Every line below should be copied exactly; drop the pictures.

⁂

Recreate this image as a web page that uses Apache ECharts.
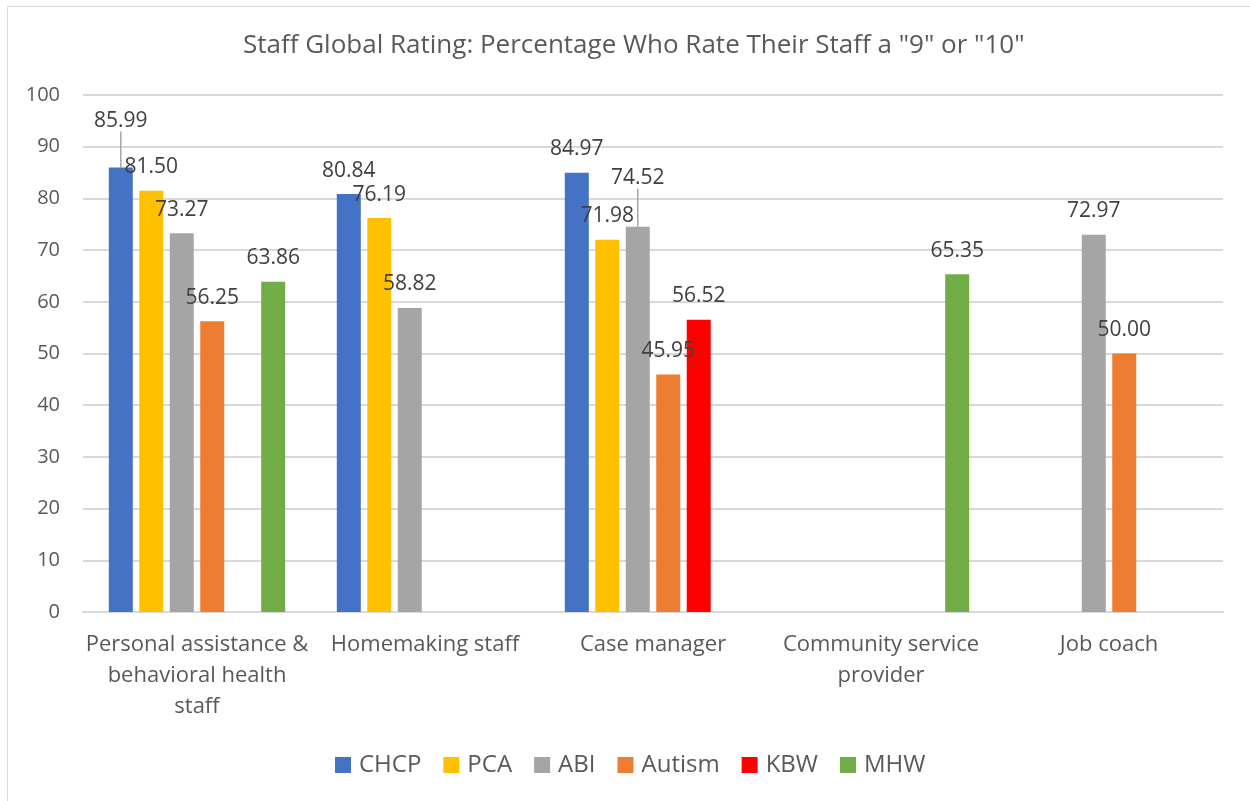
<!DOCTYPE html>
<html>
<head>
<meta charset="utf-8">
<script src="https://cdn.jsdelivr.net/npm/echarts@6/dist/echarts.min.js"></script>
<style>
  html, body { margin: 0; padding: 0; background: #fff; }
  .frame {
    position: absolute; left: 7px; top: 6px; width: 1260px; height: 820px;
    border: 1px solid #d9d9d9; box-sizing: border-box;
  }
  #chart { position: absolute; left: 0; top: 0; width: 1250px; height: 801px; }
</style>
</head>
<body>
<div class="frame"></div>
<div id="chart"></div>
<script>
  // categories and series values (null = no bar)
  var categories = ['Personal assistance &\nbehavioral health\nstaff', 'Homemaking staff', 'Case manager', 'Community service\nprovider', 'Job coach']
  var chcp   = [85.99, 80.84, 84.97, null, null]
  var pca    = [81.50, 76.19, 71.98, null, null]
  var abi    = [73.27, 58.82, 74.52, null, 72.97]
  var autism = [56.25, null, 45.95, null, 50.00]
  var kbw    = [null, null, 56.52, null, null]
  var mhw    = [63.86, null, null, 65.35, null]

  var seriesNames = ['CHCP', 'PCA', 'ABI', 'Autism', 'KBW', 'MHW']
  var seriesData = [chcp, pca, abi, autism, kbw, mhw]
  var colors = ['#4472C4', '#FFC000', '#A5A5A5', '#ED7D31', '#FF0000', '#70AD47']

  // labels moved up by hand in the original (with leader line)
  var movedLabels = { '0-0': -23, '2-2': -25 }

  var font = '"Open Sans", sans-serif'

  var chart = echarts.init(document.getElementById('chart'))
  chart.setOption({
    animation: false,
    textStyle: { fontFamily: font },
    title: {
      text: 'Staff Global Rating: Percentage Who Rate Their Staff a "9" or "10"',
      left: 238,
      top: 28,
      textStyle: { fontSize: 26, fontWeight: 'normal', color: '#595959', fontFamily: font }
    },
    legend: {
      top: 748,
      left: 330,
      itemWidth: 16,
      itemHeight: 16,
      itemGap: 22,
      icon: 'rect',
      textStyle: { fontSize: 24, color: '#595959', fontFamily: font, padding: [0, 0, 0, 3] },
      data: seriesNames
    },
    grid: { left: 83, right: 27, top: 95, bottom: 189, containLabel: false },
    xAxis: {
      type: 'category',
      data: categories,
      axisLine: { lineStyle: { color: '#d9d9d9', width: 2 } },
      axisTick: { show: false },
      axisLabel: {
        fontSize: 22, color: '#595959', lineHeight: 31, margin: 17,
        interval: 0, fontFamily: font
      }
    },
    yAxis: {
      type: 'value',
      min: 0,
      max: 100,
      interval: 10,
      axisLine: { show: false },
      axisTick: { show: false },
      splitLine: { lineStyle: { color: '#d9d9d9', width: 2 } },
      axisLabel: { fontSize: 20, color: '#595959', margin: 23, fontFamily: font }
    },
    series: seriesNames.map(function (name, i) {
      return {
        name: name,
        type: 'bar',
        data: seriesData[i].map(function (v, j) {
          return movedLabels[i + '-' + j] ? { value: v, labelLine: { show: true } } : v
        }),
        barWidth: 24,
        barGap: '27%',
        itemStyle: { color: colors[i] },
        label: {
          show: true,
          position: 'top',
          distance: 13,
          fontSize: 21,
          color: '#404040',
          fontFamily: font,
          formatter: function (p) { return p.value == null ? '' : p.value.toFixed(2) }
        },
        labelLine: { show: false, lineStyle: { color: '#a6a6a6', width: 1.5 } },
        labelLayout: function (p) {
          var dy = movedLabels[i + '-' + p.dataIndex]
          return dy ? { dy: dy } : {}
        }
      }
    })
  })
</script>
</body>
</html>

⁂

*Full answer:*
Recreate this image as a web page that uses Apache ECharts.
<!DOCTYPE html>
<html>
<head>
<meta charset="utf-8">
<script src="https://cdn.jsdelivr.net/npm/echarts@6/dist/echarts.min.js"></script>
<style>
  html, body { margin: 0; padding: 0; background: #fff; }
  .frame {
    position: absolute; left: 7px; top: 6px; width: 1260px; height: 820px;
    border: 1px solid #d9d9d9; box-sizing: border-box;
  }
  #chart { position: absolute; left: 0; top: 0; width: 1250px; height: 801px; }
</style>
</head>
<body>
<div class="frame"></div>
<div id="chart"></div>
<script>
  // categories and series values (null = no bar)
  var categories = ['Personal assistance &\nbehavioral health\nstaff', 'Homemaking staff', 'Case manager', 'Community service\nprovider', 'Job coach']
  var chcp   = [85.99, 80.84, 84.97, null, null]
  var pca    = [81.50, 76.19, 71.98, null, null]
  var abi    = [73.27, 58.82, 74.52, null, 72.97]
  var autism = [56.25, null, 45.95, null, 50.00]
  var kbw    = [null, null, 56.52, null, null]
  var mhw    = [63.86, null, null, 65.35, null]

  var seriesNames = ['CHCP', 'PCA', 'ABI', 'Autism', 'KBW', 'MHW']
  var seriesData = [chcp, pca, abi, autism, kbw, mhw]
  var colors = ['#4472C4', '#FFC000', '#A5A5A5', '#ED7D31', '#FF0000', '#70AD47']

  // labels moved up by hand in the original (with leader line)
  var movedLabels = { '0-0': -23, '2-2': -25 }

  var font = '"Open Sans", sans-serif'

  var chart = echarts.init(document.getElementById('chart'))
  chart.setOption({
    animation: false,
    textStyle: { fontFamily: font },
    title: {
      text: 'Staff Global Rating: Percentage Who Rate Their Staff a "9" or "10"',
      left: 238,
      top: 28,
      textStyle: { fontSize: 26, fontWeight: 'normal', color: '#595959', fontFamily: font }
    },
    legend: {
      top: 748,
      left: 330,
      itemWidth: 16,
      itemHeight: 16,
      itemGap: 22,
      icon: 'rect',
      textStyle: { fontSize: 24, color: '#595959', fontFamily: font, padding: [0, 0, 0, 3] },
      data: seriesNames
    },
    grid: { left: 83, right: 27, top: 95, bottom: 189, containLabel: false },
    xAxis: {
      type: 'category',
      data: categories,
      axisLine: { lineStyle: { color: '#d9d9d9', width: 2 } },
      axisTick: { show: false },
      axisLabel: {
        fontSize: 22, color: '#595959', lineHeight: 31, margin: 17,
        interval: 0, fontFamily: font
      }
    },
    yAxis: {
      type: 'value',
      min: 0,
      max: 100,
      interval: 10,
      axisLine: { show: false },
      axisTick: { show: false },
      splitLine: { lineStyle: { color: '#d9d9d9', width: 2 } },
      axisLabel: { fontSize: 20, color: '#595959', margin: 23, fontFamily: font }
    },
    series: seriesNames.map(function (name, i) {
      return {
        name: name,
        type: 'bar',
        data: seriesData[i].map(function (v, j) {
          return movedLabels[i + '-' + j] ? { value: v, labelLine: { show: true } } : v
        }),
        barWidth: 24,
        barGap: '27%',
        itemStyle: { color: colors[i] },
        label: {
          show: true,
          position: 'top',
          distance: 13,
          fontSize: 21,
          color: '#404040',
          fontFamily: font,
          formatter: function (p) { return p.value == null ? '' : p.value.toFixed(2) }
        },
        labelLine: { show: false, lineStyle: { color: '#a6a6a6', width: 1.5 } },
        labelLayout: function (p) {
          var dy = movedLabels[i + '-' + p.dataIndex]
          return dy ? { dy: dy } : {}
        }
      }
    })
  })
</script>
</body>
</html>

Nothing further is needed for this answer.